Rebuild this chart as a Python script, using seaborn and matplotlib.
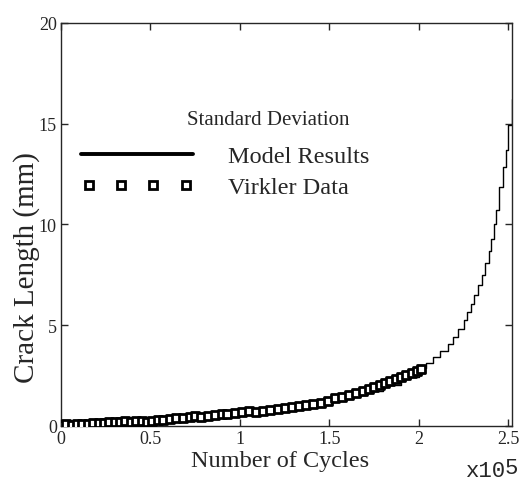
import seaborn as sns
import pandas as pd
import matplotlib.pyplot as plt
from matplotlib.lines import Line2D
from matplotlib.legend_handler import HandlerLine2D

# Model results (x in units of 1e5 cycles, std dev of crack length in mm)
model_x = [0.00, 0.10, 0.20, 0.30, 0.40, 0.50, 0.60, 0.70, 0.80, 0.90,
           1.00, 1.10, 1.20, 1.30, 1.40, 1.50, 1.60, 1.70, 1.80, 1.90,
           2.00, 2.04, 2.08, 2.12, 2.16, 2.19, 2.22, 2.25, 2.27, 2.29,
           2.31, 2.33, 2.35, 2.37, 2.39, 2.40, 2.42, 2.43, 2.45, 2.47,
           2.486, 2.50, 2.52]
model_y = [0.05, 0.10, 0.15, 0.20, 0.25, 0.30, 0.36, 0.44, 0.52, 0.62,
           0.72, 0.82, 0.92, 1.02, 1.15, 1.32, 1.52, 1.75, 2.05, 2.42,
           2.90, 3.15, 3.40, 3.70, 4.05, 4.40, 4.80, 5.25, 5.65, 6.05,
           6.50, 7.00, 7.50, 8.10, 8.70, 9.30, 10.00, 10.70, 11.85, 12.85,
           13.70, 14.95, 16.25]

# Virkler data
virk_x = [0.00, 0.03, 0.06, 0.09, 0.12, 0.15, 0.18, 0.21, 0.24, 0.27,
          0.30, 0.33, 0.36, 0.39, 0.42, 0.45, 0.48, 0.51, 0.54, 0.57,
          0.61, 0.64, 0.68, 0.72, 0.75, 0.78, 0.82, 0.86, 0.90, 0.93,
          0.97, 1.01, 1.05, 1.09, 1.13, 1.17, 1.21, 1.25, 1.29, 1.33,
          1.37, 1.41, 1.45, 1.49, 1.53, 1.57, 1.61, 1.65, 1.69, 1.72,
          1.75, 1.78, 1.81, 1.84, 1.87, 1.90, 1.93, 1.96, 1.99, 2.01]
virk_y = [0.05, 0.08, 0.06, 0.10, 0.12, 0.10, 0.14, 0.13, 0.16, 0.20,
          0.22, 0.20, 0.24, 0.22, 0.25, 0.23, 0.22, 0.26, 0.30, 0.28,
          0.35, 0.38, 0.42, 0.45, 0.48, 0.46, 0.52, 0.55, 0.62, 0.60,
          0.66, 0.70, 0.72, 0.68, 0.75, 0.80, 0.86, 0.90, 0.96, 1.00,
          1.04, 1.10, 1.16, 1.24, 1.38, 1.45, 1.55, 1.62, 1.75, 1.85,
          1.95, 2.05, 2.15, 2.22, 2.35, 2.45, 2.52, 2.62, 2.72, 2.85]

xticks = [0, 0.5, 1, 1.5, 2, 2.5]
xticklabels = ["0", "0.5", "1", "1.5", "2", "2.5"]
yticks = [0, 5, 10, 15, 20]

model = pd.DataFrame({"cycles": model_x, "std": model_y})
virk = pd.DataFrame({"cycles": virk_x, "std": virk_y})

sns.set_style("ticks")
plt.rcParams["font.family"] = ["Liberation Serif", "DejaVu Serif"]

fig = plt.figure(figsize=(5.26, 4.85), dpi=100)
ax = fig.add_axes([61 / 526, 58 / 485, 451 / 526, 403 / 485])

sns.lineplot(data=model, x="cycles", y="std", ax=ax, color="black",
             linewidth=1.0, drawstyle="steps-post", estimator=None, sort=False)
sns.scatterplot(data=virk, x="cycles", y="std", ax=ax, marker="s", s=26,
                facecolor="white", edgecolor="black", linewidth=2.0, zorder=3)

ax.set_xlim(0, 2.52)
ax.set_ylim(0, 20)
ax.set_xticks(xticks)
ax.set_xticklabels(xticklabels)
ax.set_yticks(yticks)
ax.tick_params(direction="in", top=True, right=True, length=5, width=1,
               labelsize=13, pad=3)
for s in ax.spines.values():
    s.set_linewidth(1.0)
    s.set_visible(True)

ax.set_xlabel("Number of Cycles", fontsize=17.5)
ax.xaxis.set_label_coords((280 - 61) / 451, -(451 - 427) / 403)
ax.set_ylabel("Crack Length (mm)", fontsize=21)
ax.yaxis.set_label_coords(-(61 - 40) / 451, (427 - 268) / 403)
fig.text(466 / 526, 1 - 477 / 485, "x10", fontsize=16, va="baseline",
         family="Liberation Mono")
fig.text(505 / 526, 1 - 474 / 485, "5", fontsize=16, va="baseline",
         family="Liberation Mono")

ax.text((268 - 61) / 451, (427 - 121) / 403, "Standard Deviation",
        transform=ax.transAxes, ha="center", va="center", fontsize=15)
handles = [Line2D([], [], color="black", lw=2.8),
           Line2D([], [], marker="s", ls="none", mfc="white", mec="black",
                  mew=2.0, ms=6)]
ax.legend(handles, ["Model Results", "Virkler Data"], loc="upper left",
          bbox_to_anchor=((74 - 61) / 451, (427 - 146) / 403),
          frameon=False, fontsize=17.5, borderpad=0, borderaxespad=0,
          handlelength=5.2, handletextpad=1.15, labelspacing=0.37,
          numpoints=4, handler_map={handles[1]: HandlerLine2D(marker_pad=0.6)})

fig.savefig("out.png", dpi=100)
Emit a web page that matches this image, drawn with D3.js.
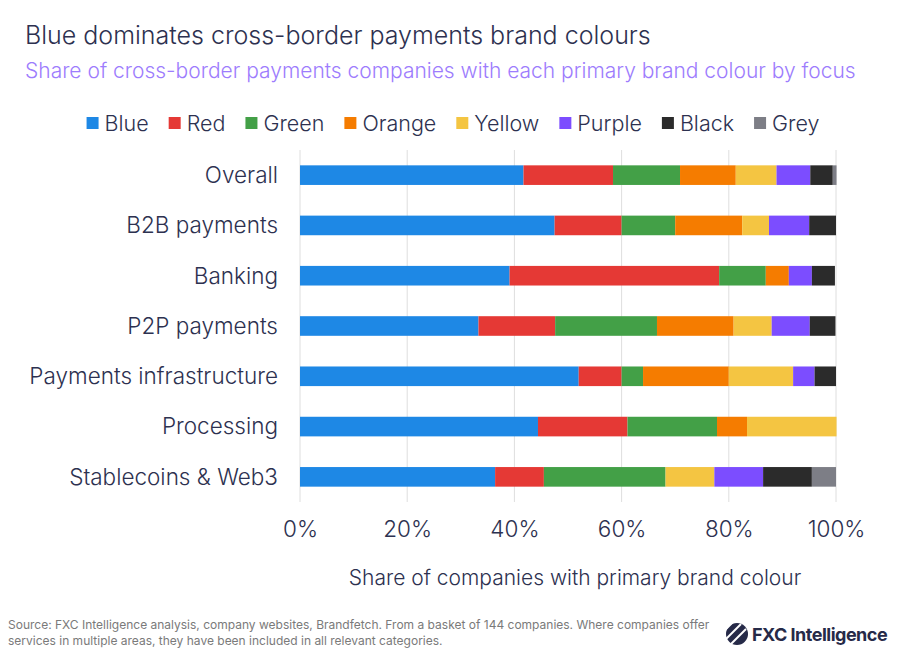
<!DOCTYPE html>
<html>
<head>
<meta charset="utf-8">
<script src="https://cdn.jsdelivr.net/npm/d3@7"></script>
<style>
  body { margin: 0; background: #fff; }
  svg { font-family: Inter, "Noto Sans", sans-serif; }
</style>
</head>
<body>
<div id="chart"></div>
<script>
const width = 900;
const height = 656;

// categories (focus areas)
const categories = ["Overall", "B2B payments", "Banking", "P2P payments",
  "Payments infrastructure", "Processing", "Stablecoins & Web3"];

// colour names and swatches
const colourNames = ["Blue", "Red", "Green", "Orange", "Yellow", "Purple", "Black", "Grey"];
const swatches = ["#1e88e5", "#e53935", "#43a047", "#f57c00", "#f4c542", "#7c4dff", "#2b2b2b", "#7d7e86"];

// share of companies (%) per colour, by category
const blue   = [41.7, 47.5, 39.1, 33.3, 52.0, 44.4, 36.4];
const red    = [16.7, 12.5, 39.1, 14.3, 8.0, 16.7, 9.1];
const green  = [12.5, 10.0, 8.7, 19.0, 4.0, 16.7, 22.7];
const orange = [10.4, 12.5, 4.3, 14.3, 16.0, 5.6, 0];
const yellow = [7.6, 5.0, 0, 7.1, 12.0, 16.7, 9.1];
const purple = [6.3, 7.5, 4.3, 7.1, 4.0, 0, 9.1];
const black  = [4.2, 5.0, 4.3, 4.8, 4.0, 0, 9.1];
const grey   = [0.7, 0, 0, 0, 0, 0, 4.5];

const xTicks = [0, 20, 40, 60, 80, 100];

const seriesValues = [blue, red, green, orange, yellow, purple, black, grey];
const rows = categories.map((c, i) => {
  const r = { category: c };
  colourNames.forEach((k, j) => r[k] = seriesValues[j][i]);
  return r;
});

const svg = d3.select("#chart").append("svg")
  .attr("width", width)
  .attr("height", height);

const textColour = "#2d3150";

// title + subtitle
svg.append("text")
  .attr("x", 25).attr("y", 44)
  .attr("font-size", 25).attr("font-weight", 300)
  .attr("fill", textColour)
  .text("Blue dominates cross-border payments brand colours");

svg.append("text")
  .attr("x", 25).attr("y", 78)
  .attr("font-size", 21).attr("font-weight", 300)
  .attr("fill", "#9d7cfd")
  .text("Share of cross-border payments companies with each primary brand colour by focus");

// scales
const x = d3.scaleLinear().domain([0, 100]).range([300, 836]);
const y = d3.scaleBand().domain(categories).range([150, 502]).paddingInner(0.61).paddingOuter(0.305);

// gridlines
svg.append("g")
  .selectAll("line")
  .data(xTicks)
  .enter().append("line")
  .attr("x1", d => x(d)).attr("x2", d => x(d))
  .attr("y1", 150).attr("y2", 502)
  .attr("stroke", "#dedede").attr("stroke-width", 1);

// stacked bars
const stack = d3.stack().keys(colourNames);
const stacked = stack(rows);

svg.append("g")
  .selectAll("g")
  .data(stacked)
  .enter().append("g")
  .attr("fill", (d, i) => swatches[i])
  .selectAll("rect")
  .data(d => d)
  .enter().append("rect")
  .attr("x", d => x(d[0]))
  .attr("y", d => y(d.data.category))
  .attr("width", d => Math.max(0, x(d[1]) - x(d[0])))
  .attr("height", y.bandwidth());

// category labels
svg.append("g")
  .selectAll("text")
  .data(categories)
  .enter().append("text")
  .attr("x", 278)
  .attr("y", d => y(d) + y.bandwidth() / 2)
  .attr("dy", "0.35em")
  .attr("text-anchor", "end")
  .attr("font-size", 22.5).attr("font-weight", 300)
  .attr("fill", textColour)
  .text(d => d);

// x axis tick labels
const xAxis = d3.axisBottom(x)
  .tickValues(xTicks)
  .tickFormat(d => d + "%")
  .tickSize(0)
  .tickPadding(0);

const axisG = svg.append("g")
  .attr("transform", "translate(0,521)")
  .call(xAxis);
axisG.select(".domain").remove();
axisG.selectAll("text")
  .attr("font-family", "Inter, sans-serif")
  .attr("font-size", 22.5).attr("font-weight", 300)
  .attr("fill", textColour);

svg.append("text")
  .attr("x", 575).attr("y", 585)
  .attr("text-anchor", "middle")
  .attr("font-size", 21).attr("font-weight", 300)
  .attr("fill", textColour)
  .text("Share of companies with primary brand colour");

// legend
const legend = svg.append("g");
let lx = 0;
colourNames.forEach((name, i) => {
  const item = legend.append("g").attr("transform", `translate(${lx},0)`);
  item.append("rect")
    .attr("x", 0).attr("y", -6)
    .attr("width", 12).attr("height", 12)
    .attr("fill", swatches[i]);
  const t = item.append("text")
    .attr("x", 18).attr("y", 0).attr("dy", "0.35em")
    .attr("font-size", 21.5).attr("font-weight", 300)
    .attr("fill", textColour)
    .text(name);
  lx += 18 + t.node().getComputedTextLength() + 20;
});
const legendWidth = lx - 20;
legend.attr("transform", `translate(${(width - legendWidth) / 2 + 3},123)`);

// source note
const note = svg.append("text")
  .attr("x", 8).attr("y", 629)
  .attr("font-size", 12)
  .attr("fill", "#7a7a7a");
note.append("tspan").attr("x", 8)
  .text("Source: FXC Intelligence analysis, company websites, Brandfetch. From a basket of 144 companies. Where companies offer");
note.append("tspan").attr("x", 8).attr("dy", 16)
  .text("services in multiple areas, they have been included in all relevant categories.");

// logo
const logo = svg.append("g").attr("transform", "translate(737,634)");
logo.append("circle").attr("r", 11).attr("fill", "#262a48");
[-5, 0, 5].forEach(o => {
  logo.append("line")
    .attr("x1", -12 + o).attr("y1", 6 + o)
    .attr("x2", 4 + o).attr("y2", -10 + o)
    .attr("stroke", "#fff").attr("stroke-width", 2);
});
svg.append("text")
  .attr("x", 752).attr("y", 641)
  .attr("font-size", 18).attr("font-weight", 700)
  .attr("letter-spacing", -0.5)
  .attr("fill", "#262a48")
  .text("FXC Intelligence");
</script>
</body>
</html>
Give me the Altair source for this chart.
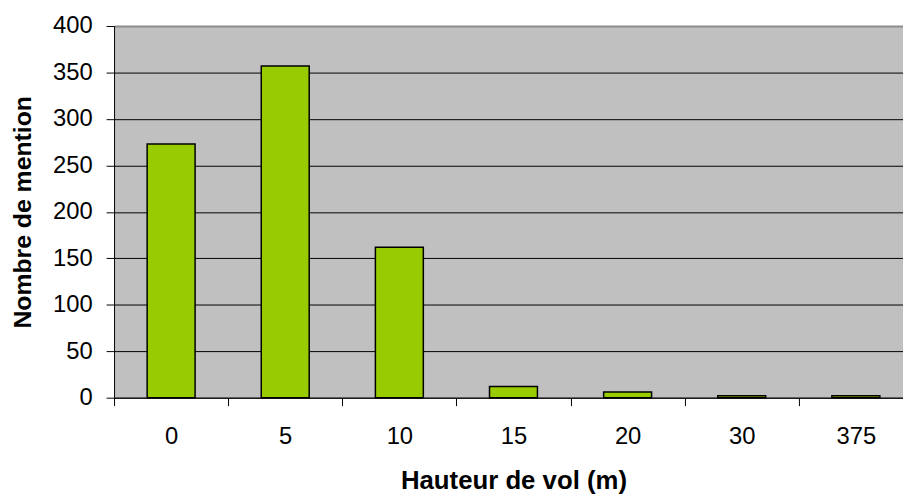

Given request
Pick out each line containing "script" and report it.

Answer to this task
Rebuild this chart as a Python script, using seaborn and matplotlib.
<script src="https://cdn.jsdelivr.net/npm/d3@7"></script>
<script>
</script>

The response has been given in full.